21st Century Fox has dropped its bid for Time Warner, citing the negative impact it had on its share price and a lack of willingness on the part of the Time Warner board to explore the media mega-merger.
Fox chairman and CEO Rupert Murdoch said the mooted US$80 billion (€60 billion) merger offered a “unique” opportunity to combine two media giants.
”Our proposal had significant strategic merit and compelling financial rationale and our approach had always been friendly,” Murdoch said. “However, Time Warner management and its board refused to engage with us to explore an offer which was highly compelling.

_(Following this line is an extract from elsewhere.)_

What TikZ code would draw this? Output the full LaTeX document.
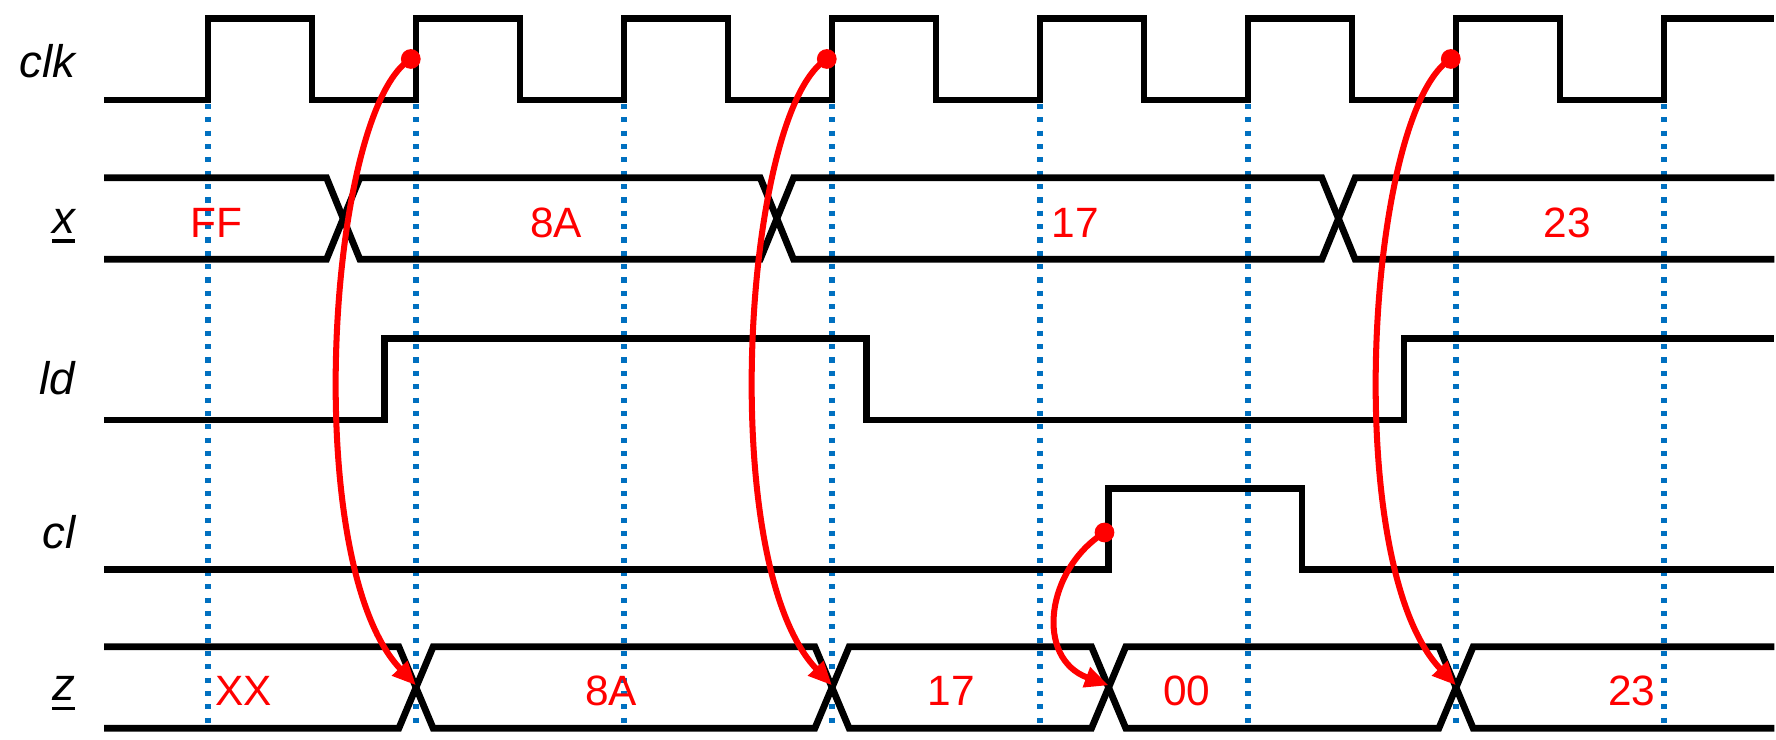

“Additionally, the reaction in our share price since our proposal was made undervalues our stock and makes the transaction unattractive to Fox shareholders.”
Fox will now pursue a US$6 billion dollar share buyback, which it will complete with twelve months. It originally made its move for Time Warner in July. Analysts and consumer groups warned that US consumers would likely face larger cable bills should a merger go ahead. There was also speculation that the likes of Google and Apple could try and move for Time Warner.

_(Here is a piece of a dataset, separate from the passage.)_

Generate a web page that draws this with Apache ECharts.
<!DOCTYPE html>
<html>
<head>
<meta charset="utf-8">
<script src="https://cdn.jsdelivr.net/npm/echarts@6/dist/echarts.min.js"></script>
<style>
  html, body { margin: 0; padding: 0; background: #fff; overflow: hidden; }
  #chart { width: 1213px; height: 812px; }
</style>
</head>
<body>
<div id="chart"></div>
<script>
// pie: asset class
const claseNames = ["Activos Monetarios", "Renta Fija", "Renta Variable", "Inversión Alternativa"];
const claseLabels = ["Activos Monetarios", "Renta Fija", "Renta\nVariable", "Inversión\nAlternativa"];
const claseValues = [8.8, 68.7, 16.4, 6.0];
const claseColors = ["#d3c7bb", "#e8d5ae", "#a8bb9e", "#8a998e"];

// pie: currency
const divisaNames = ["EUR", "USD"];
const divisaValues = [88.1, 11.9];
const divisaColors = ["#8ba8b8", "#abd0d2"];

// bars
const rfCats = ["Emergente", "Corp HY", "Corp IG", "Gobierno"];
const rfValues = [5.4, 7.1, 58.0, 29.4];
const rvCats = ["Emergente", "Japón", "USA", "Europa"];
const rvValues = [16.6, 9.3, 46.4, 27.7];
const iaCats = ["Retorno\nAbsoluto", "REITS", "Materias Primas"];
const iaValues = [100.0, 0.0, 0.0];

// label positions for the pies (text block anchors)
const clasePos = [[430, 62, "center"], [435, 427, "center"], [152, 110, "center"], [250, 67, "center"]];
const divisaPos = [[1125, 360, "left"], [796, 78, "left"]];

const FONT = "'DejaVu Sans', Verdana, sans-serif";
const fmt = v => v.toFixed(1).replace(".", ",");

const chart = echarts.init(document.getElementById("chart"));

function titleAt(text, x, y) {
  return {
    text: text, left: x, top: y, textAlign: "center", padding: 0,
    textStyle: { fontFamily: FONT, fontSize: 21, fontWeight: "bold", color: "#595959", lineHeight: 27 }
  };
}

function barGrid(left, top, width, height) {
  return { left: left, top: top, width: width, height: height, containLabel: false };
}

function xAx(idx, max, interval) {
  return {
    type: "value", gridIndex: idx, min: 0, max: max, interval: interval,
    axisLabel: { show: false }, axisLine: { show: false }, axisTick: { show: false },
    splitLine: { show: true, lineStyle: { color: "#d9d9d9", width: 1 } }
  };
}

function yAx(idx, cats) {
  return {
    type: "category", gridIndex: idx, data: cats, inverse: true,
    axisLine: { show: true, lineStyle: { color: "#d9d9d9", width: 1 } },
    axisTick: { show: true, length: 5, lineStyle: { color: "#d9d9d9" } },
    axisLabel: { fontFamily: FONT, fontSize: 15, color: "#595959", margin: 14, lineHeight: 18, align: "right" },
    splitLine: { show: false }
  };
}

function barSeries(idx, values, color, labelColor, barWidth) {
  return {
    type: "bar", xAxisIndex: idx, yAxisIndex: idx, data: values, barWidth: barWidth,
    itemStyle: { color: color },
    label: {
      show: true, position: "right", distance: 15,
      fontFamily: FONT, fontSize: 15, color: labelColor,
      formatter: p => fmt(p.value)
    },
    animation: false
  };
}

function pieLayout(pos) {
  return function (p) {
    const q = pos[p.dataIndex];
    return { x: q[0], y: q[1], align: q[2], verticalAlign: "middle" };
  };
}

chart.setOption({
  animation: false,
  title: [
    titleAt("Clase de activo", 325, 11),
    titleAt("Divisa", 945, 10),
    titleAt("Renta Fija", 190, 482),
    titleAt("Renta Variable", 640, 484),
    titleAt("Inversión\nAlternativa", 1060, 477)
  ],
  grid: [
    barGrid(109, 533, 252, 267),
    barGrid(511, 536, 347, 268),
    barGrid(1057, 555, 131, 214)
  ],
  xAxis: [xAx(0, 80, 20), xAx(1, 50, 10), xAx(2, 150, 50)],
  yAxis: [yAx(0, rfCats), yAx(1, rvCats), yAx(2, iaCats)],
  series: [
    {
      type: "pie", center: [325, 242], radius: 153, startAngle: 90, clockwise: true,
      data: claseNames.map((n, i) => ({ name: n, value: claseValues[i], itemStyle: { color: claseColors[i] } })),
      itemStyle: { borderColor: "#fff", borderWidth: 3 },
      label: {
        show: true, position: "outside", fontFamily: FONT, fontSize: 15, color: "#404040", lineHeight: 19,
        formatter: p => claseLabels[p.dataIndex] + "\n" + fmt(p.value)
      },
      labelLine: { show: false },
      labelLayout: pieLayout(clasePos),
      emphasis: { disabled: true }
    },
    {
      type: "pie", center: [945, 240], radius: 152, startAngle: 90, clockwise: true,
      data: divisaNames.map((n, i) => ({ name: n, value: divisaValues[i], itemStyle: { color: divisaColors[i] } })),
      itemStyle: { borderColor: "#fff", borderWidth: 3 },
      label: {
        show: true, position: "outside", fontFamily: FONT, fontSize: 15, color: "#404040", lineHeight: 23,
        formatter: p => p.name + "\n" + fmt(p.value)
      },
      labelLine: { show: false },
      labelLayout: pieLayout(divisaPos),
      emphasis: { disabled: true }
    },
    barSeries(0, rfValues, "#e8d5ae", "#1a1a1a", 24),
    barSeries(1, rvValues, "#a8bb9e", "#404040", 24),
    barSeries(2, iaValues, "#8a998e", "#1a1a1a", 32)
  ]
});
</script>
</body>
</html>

Murdoch concluded: “21st Century Fox’s future has never been brighter. The strength of our leading franchises, combined with the power of our emerging growth businesses and the leadership positions of our international enterprises put us on a path for even greater success.”

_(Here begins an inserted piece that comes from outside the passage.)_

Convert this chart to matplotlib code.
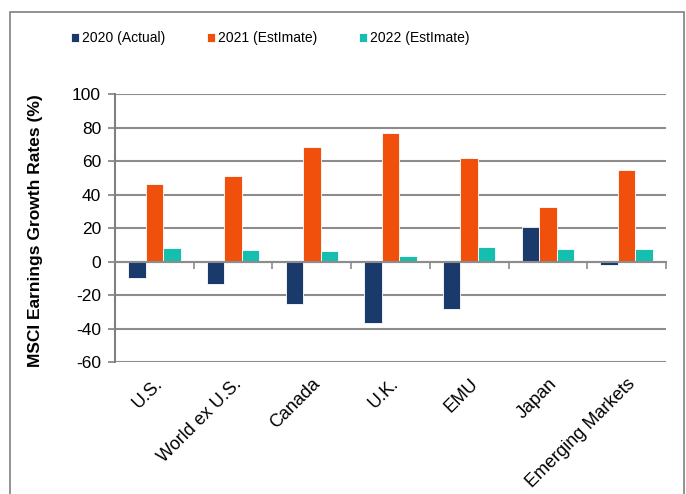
import matplotlib
matplotlib.use('Agg')
import matplotlib.pyplot as plt
import matplotlib.transforms as mtransforms
from matplotlib.patches import Rectangle
import numpy as np

plt.rcParams['font.family'] = ['Liberation Sans', 'DejaVu Sans']
plt.rcParams['axes.unicode_minus'] = False

# data
regions = ['U.S.', 'World ex U.S.', 'Canada', 'U.K.', 'EMU', 'Japan', 'Emerging Markets']
growth_2020 = [-10.0, -13.3, -25.4, -36.5, -28.6, 20.7, -2.2]
growth_2021 = [46.3, 51.2, 68.5, 76.9, 61.6, 32.4, 54.6]
growth_2022 = [8.3, 6.8, 6.4, 3.4, 8.7, 7.2, 7.2]
series_names = ['2020 (Actual)', '2021 (EstImate)', '2022 (EstImate)']
colors = ['#1a3a6b', '#f0500b', '#14bfb0']
y_ticks = [-60, -40, -20, 0, 20, 40, 60, 80, 100]

fig = plt.figure(figsize=(6.86, 4.94), dpi=100)
ax = fig.add_axes([0.1676, 0.2672, 0.8032, 0.5425])

x = np.arange(len(regions))
w = 1 / 4.5
for k, vals in enumerate([growth_2020, growth_2021, growth_2022]):
    ax.bar(x + (k - 1) * w, vals, width=w, color=colors[k], edgecolor='white',
           linewidth=0.6, label=series_names[k], zorder=3)

ax.set_xlim(-0.5, len(regions) - 0.5)
ax.set_ylim(-60, 100)
ax.set_yticks(y_ticks)
ax.tick_params(axis='y', labelsize=12.5, length=5, color='#808080', width=1.2, pad=5)
ax.yaxis.grid(True, color='#8c8c8c', linewidth=1.5, zorder=0)
ax.set_axisbelow(True)

for s in ['top', 'right']:
    ax.spines[s].set_visible(False)
ax.spines['left'].set_color('#808080')
ax.spines['left'].set_linewidth(1.5)
ax.spines['bottom'].set_position(('data', 0))
ax.spines['bottom'].set_color('#8c8c8c')
ax.spines['bottom'].set_linewidth(1.5)
ax.spines['bottom'].set_zorder(4)

# boundary ticks on the zero line, labels below the plot
ax.set_xticks(np.arange(len(regions) + 1) - 0.5)
ax.set_xticklabels([])
ax.tick_params(axis='x', length=5, color='#8c8c8c', width=1.2, direction='out')
trans = mtransforms.blended_transform_factory(ax.transData, ax.transAxes)
for i, name in enumerate(regions):
    ax.text(i + 0.0, -0.05, name, transform=trans, rotation=45, ha='right', va='top',
            rotation_mode='anchor', fontsize=13)

ax.set_ylabel('MSCI Earnings Growth Rates (%)', fontsize=12.5, fontweight='bold')
ax.yaxis.set_label_coords(-0.131, 0.49)

fig.legend(loc='center', bbox_to_anchor=(0.394, 0.923), ncol=3, frameon=False,
           fontsize=10, handlelength=0.6, handleheight=0.6, handletextpad=0.2,
           columnspacing=3.0)

fig.patches.append(Rectangle((10 / 686, -0.1), 674 / 686, 1.1 - 12 / 494, transform=fig.transFigure,
                             fill=False, edgecolor='#808080', linewidth=1.2))

fig.savefig('out.png', dpi=100)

Time Warner, having rebuffed Fox’s approach, issued a statement in the wake of Fox withdrawing its bid. “Time Warner is well positioned for success with our iconic assets, including the world’s leading premium television brand, the world’s strongest ad-supported cable network group, and the world’s largest film and television studio,” it said. “We thank our stockholders for their continued support.”
The failed Fox-Time Warner bid has left Time Warner boss Jeff Bewkes facing questions from investors. Time Warner’s share price fell by over 10% in the wake of the latest news while Fox’s was up 8%.